As someone who has admired Quentin Tarantino’s work for many years, the premise of The Hateful Eight, a small number of characters in an enclosed space, sounded familiar: Reservoir Dogs has the same set-up. However although it returns to an earlier formula, The Hateful Eight comes alive on screen with the usual blood, gore and violence that one would expect from a Tarantino epic.

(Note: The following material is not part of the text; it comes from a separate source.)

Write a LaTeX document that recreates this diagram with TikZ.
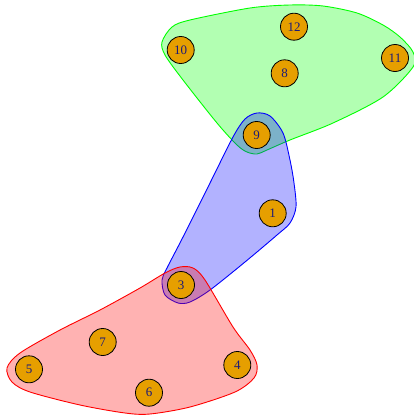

The film opens with a beautiful backdrop of a snow topped mountain and a white blanket covering the rest of the scene. The gorgeous scenery is a pleasant contrast to the violence and devastation to come. With the calming coldness in the background, the unhurried dialogue and attention to detail serves to build the audience’s anticipation for the violence that awaits the characters behind the cabin door. When we meet the first half of the titular eight, the blatant racism (mostly directed towards Samuel L Jackson) comes forth and may even be a little overwhelming for some people. But, if you are familiar with Tarantino’s work then derogatory slurs that leave you cringing are only to be expected.
In terms of Tarantino’s work (Reservoir Dogs, Jackie Brown, Death Proof etc.), the brutality and violence of The Hateful Eight is just something to be expected, but the way in which the blood and gore is shown is a new take on the dark side of Tarantino and his love for all things bloody. The director is obviously influenced by the likes of Howard Hawkes’ Rio Bravo, as he closely monitors the eight characters, learning their stories (however fabricated) and keeping the madness in one location with little to no interaction outside of the cabin. Tarantino takes these influences and turns them into a completely different beast, showing off his cleverness, creativity and fondness for his previous works, of which he has every right to be proud. The Hateful Eight gives a few nods to his already loyal audience as he brings back the trusty brand of cigarettes, “Red Apple”, seen in almost every previous Tarantino feature, and using a similar credit font to that in Pulp Fiction, bringing a sort of familiarity to the audience, who expect the Tarantino they know, admire and eagerly anticipate.
Much like his previous work, no one on the casting list is safe and Tarantino makes sure that everyone, even the characters, know that. Whether it be the bear like bounty hunter Kurt Russell or the obvious choice in would be hero that lies within Samuel L Jackson, all bets are off as soon as the cabin door is once again nailed shut.
In addition to the brilliant story, the acting is near incredible. Jennifer Jason Leigh steals the show with every line she manages to spit out from underneath her broken teeth and bloody mouth. She fully commits to a performance as insane murderer Daisy Domergue, and never once lets go of the unhinged mind-set that comes with being a criminal. The others are lucky that she’s in shackles most of the time.
As the film carries on and we are given an insight, however brief, into every character’s background there is little out of the ordinary except the woman who is covered in blood and shackled to the very intimidating Kurt Russell. However, as disaster unfolds and the film carefully eases its way towards its three hour end, we find that none of the characters are who they say they are, apart from the ironically honest Daisy. Blood is shed, the cabin is turned into a morgue and Tarantino once again checks every box as he nails the door shut on his most recent and fantastic feature.